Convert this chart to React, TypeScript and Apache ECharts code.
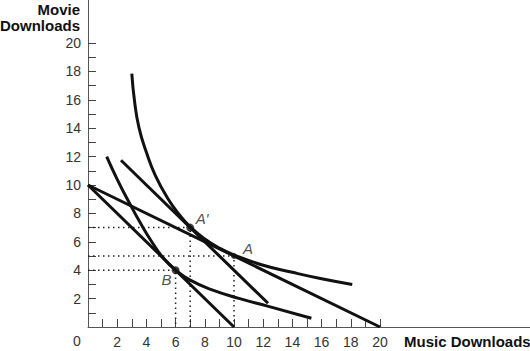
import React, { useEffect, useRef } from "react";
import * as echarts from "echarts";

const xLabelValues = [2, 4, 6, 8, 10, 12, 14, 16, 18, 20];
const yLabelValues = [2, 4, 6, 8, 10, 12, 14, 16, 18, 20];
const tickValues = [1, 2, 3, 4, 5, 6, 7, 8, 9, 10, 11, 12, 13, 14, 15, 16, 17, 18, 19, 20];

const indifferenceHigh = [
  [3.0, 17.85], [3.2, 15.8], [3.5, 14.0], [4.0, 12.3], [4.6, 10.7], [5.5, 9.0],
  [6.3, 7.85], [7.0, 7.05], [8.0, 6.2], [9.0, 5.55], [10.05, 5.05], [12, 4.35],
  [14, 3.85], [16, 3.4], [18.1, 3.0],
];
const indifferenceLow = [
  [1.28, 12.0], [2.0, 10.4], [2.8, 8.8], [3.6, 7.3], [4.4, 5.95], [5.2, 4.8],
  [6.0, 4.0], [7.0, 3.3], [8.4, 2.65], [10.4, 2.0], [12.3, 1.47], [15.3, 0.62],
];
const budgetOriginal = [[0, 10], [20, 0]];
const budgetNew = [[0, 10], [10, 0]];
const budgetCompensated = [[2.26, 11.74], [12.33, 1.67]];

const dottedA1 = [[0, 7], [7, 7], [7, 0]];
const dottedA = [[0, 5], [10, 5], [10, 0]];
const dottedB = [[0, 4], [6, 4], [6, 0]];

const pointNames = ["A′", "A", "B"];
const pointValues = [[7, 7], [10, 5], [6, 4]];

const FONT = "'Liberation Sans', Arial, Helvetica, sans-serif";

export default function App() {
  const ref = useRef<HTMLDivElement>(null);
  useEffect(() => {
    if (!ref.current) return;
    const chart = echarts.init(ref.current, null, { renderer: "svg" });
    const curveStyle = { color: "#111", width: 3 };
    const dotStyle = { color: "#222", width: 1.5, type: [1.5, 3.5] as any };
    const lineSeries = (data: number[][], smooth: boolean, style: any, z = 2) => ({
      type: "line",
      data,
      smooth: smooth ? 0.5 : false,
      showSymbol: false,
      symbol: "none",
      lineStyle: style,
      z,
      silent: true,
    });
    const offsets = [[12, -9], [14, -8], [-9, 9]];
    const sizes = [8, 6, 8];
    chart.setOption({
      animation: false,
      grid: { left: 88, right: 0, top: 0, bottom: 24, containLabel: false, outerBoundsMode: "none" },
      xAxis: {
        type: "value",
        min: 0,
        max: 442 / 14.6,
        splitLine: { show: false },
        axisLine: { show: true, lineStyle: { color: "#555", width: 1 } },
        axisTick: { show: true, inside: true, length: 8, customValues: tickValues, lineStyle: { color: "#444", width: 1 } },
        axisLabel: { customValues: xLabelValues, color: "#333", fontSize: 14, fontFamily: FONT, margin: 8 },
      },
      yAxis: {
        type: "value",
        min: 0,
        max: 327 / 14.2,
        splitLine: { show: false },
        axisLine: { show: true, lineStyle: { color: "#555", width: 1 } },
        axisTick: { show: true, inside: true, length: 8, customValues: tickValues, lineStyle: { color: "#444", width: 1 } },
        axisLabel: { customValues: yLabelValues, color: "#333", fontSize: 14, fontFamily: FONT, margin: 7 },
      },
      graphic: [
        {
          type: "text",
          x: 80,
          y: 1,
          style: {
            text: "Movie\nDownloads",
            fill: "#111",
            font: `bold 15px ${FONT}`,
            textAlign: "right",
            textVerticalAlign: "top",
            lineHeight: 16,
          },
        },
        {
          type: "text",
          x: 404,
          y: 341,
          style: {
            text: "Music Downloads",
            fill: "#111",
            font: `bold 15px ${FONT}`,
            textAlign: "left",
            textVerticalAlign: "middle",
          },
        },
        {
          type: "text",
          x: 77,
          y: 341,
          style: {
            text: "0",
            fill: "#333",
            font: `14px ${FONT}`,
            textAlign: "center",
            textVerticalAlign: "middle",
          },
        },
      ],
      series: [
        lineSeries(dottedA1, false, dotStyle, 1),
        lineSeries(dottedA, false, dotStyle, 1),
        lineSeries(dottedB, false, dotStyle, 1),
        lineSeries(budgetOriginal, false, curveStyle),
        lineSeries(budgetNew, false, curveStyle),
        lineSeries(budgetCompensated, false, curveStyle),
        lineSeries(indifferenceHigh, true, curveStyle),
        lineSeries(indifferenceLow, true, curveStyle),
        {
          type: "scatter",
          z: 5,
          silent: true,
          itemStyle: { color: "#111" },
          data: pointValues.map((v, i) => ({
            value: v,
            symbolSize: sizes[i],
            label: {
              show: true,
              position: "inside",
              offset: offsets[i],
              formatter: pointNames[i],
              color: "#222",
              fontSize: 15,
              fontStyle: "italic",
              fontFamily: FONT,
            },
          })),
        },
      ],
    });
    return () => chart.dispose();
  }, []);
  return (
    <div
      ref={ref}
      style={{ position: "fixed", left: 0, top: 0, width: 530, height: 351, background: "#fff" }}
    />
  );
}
■ ■ ■ ■ ■
Exercise instructions:
Word for word, quote the full listing, omitting every picture.

Worked solution:
Convert this chart to React, TypeScript and Apache ECharts code.
import React, { useEffect, useRef } from "react";
import * as echarts from "echarts";

const xLabelValues = [2, 4, 6, 8, 10, 12, 14, 16, 18, 20];
const yLabelValues = [2, 4, 6, 8, 10, 12, 14, 16, 18, 20];
const tickValues = [1, 2, 3, 4, 5, 6, 7, 8, 9, 10, 11, 12, 13, 14, 15, 16, 17, 18, 19, 20];

const indifferenceHigh = [
  [3.0, 17.85], [3.2, 15.8], [3.5, 14.0], [4.0, 12.3], [4.6, 10.7], [5.5, 9.0],
  [6.3, 7.85], [7.0, 7.05], [8.0, 6.2], [9.0, 5.55], [10.05, 5.05], [12, 4.35],
  [14, 3.85], [16, 3.4], [18.1, 3.0],
];
const indifferenceLow = [
  [1.28, 12.0], [2.0, 10.4], [2.8, 8.8], [3.6, 7.3], [4.4, 5.95], [5.2, 4.8],
  [6.0, 4.0], [7.0, 3.3], [8.4, 2.65], [10.4, 2.0], [12.3, 1.47], [15.3, 0.62],
];
const budgetOriginal = [[0, 10], [20, 0]];
const budgetNew = [[0, 10], [10, 0]];
const budgetCompensated = [[2.26, 11.74], [12.33, 1.67]];

const dottedA1 = [[0, 7], [7, 7], [7, 0]];
const dottedA = [[0, 5], [10, 5], [10, 0]];
const dottedB = [[0, 4], [6, 4], [6, 0]];

const pointNames = ["A′", "A", "B"];
const pointValues = [[7, 7], [10, 5], [6, 4]];

const FONT = "'Liberation Sans', Arial, Helvetica, sans-serif";

export default function App() {
  const ref = useRef<HTMLDivElement>(null);
  useEffect(() => {
    if (!ref.current) return;
    const chart = echarts.init(ref.current, null, { renderer: "svg" });
    const curveStyle = { color: "#111", width: 3 };
    const dotStyle = { color: "#222", width: 1.5, type: [1.5, 3.5] as any };
    const lineSeries = (data: number[][], smooth: boolean, style: any, z = 2) => ({
      type: "line",
      data,
      smooth: smooth ? 0.5 : false,
      showSymbol: false,
      symbol: "none",
      lineStyle: style,
      z,
      silent: true,
    });
    const offsets = [[12, -9], [14, -8], [-9, 9]];
    const sizes = [8, 6, 8];
    chart.setOption({
      animation: false,
      grid: { left: 88, right: 0, top: 0, bottom: 24, containLabel: false, outerBoundsMode: "none" },
      xAxis: {
        type: "value",
        min: 0,
        max: 442 / 14.6,
        splitLine: { show: false },
        axisLine: { show: true, lineStyle: { color: "#555", width: 1 } },
        axisTick: { show: true, inside: true, length: 8, customValues: tickValues, lineStyle: { color: "#444", width: 1 } },
        axisLabel: { customValues: xLabelValues, color: "#333", fontSize: 14, fontFamily: FONT, margin: 8 },
      },
      yAxis: {
        type: "value",
        min: 0,
        max: 327 / 14.2,
        splitLine: { show: false },
        axisLine: { show: true, lineStyle: { color: "#555", width: 1 } },
        axisTick: { show: true, inside: true, length: 8, customValues: tickValues, lineStyle: { color: "#444", width: 1 } },
        axisLabel: { customValues: yLabelValues, color: "#333", fontSize: 14, fontFamily: FONT, margin: 7 },
      },
      graphic: [
        {
          type: "text",
          x: 80,
          y: 1,
          style: {
            text: "Movie\nDownloads",
            fill: "#111",
            font: `bold 15px ${FONT}`,
            textAlign: "right",
            textVerticalAlign: "top",
            lineHeight: 16,
          },
        },
        {
          type: "text",
          x: 404,
          y: 341,
          style: {
            text: "Music Downloads",
            fill: "#111",
            font: `bold 15px ${FONT}`,
            textAlign: "left",
            textVerticalAlign: "middle",
          },
        },
        {
          type: "text",
          x: 77,
          y: 341,
          style: {
            text: "0",
            fill: "#333",
            font: `14px ${FONT}`,
            textAlign: "center",
            textVerticalAlign: "middle",
          },
        },
      ],
      series: [
        lineSeries(dottedA1, false, dotStyle, 1),
        lineSeries(dottedA, false, dotStyle, 1),
        lineSeries(dottedB, false, dotStyle, 1),
        lineSeries(budgetOriginal, false, curveStyle),
        lineSeries(budgetNew, false, curveStyle),
        lineSeries(budgetCompensated, false, curveStyle),
        lineSeries(indifferenceHigh, true, curveStyle),
        lineSeries(indifferenceLow, true, curveStyle),
        {
          type: "scatter",
          z: 5,
          silent: true,
          itemStyle: { color: "#111" },
          data: pointValues.map((v, i) => ({
            value: v,
            symbolSize: sizes[i],
            label: {
              show: true,
              position: "inside",
              offset: offsets[i],
              formatter: pointNames[i],
              color: "#222",
              fontSize: 15,
              fontStyle: "italic",
              fontFamily: FONT,
            },
          })),
        },
      ],
    });
    return () => chart.dispose();
  }, []);
  return (
    <div
      ref={ref}
      style={{ position: "fixed", left: 0, top: 0, width: 530, height: 351, background: "#fff" }}
    />
  );
}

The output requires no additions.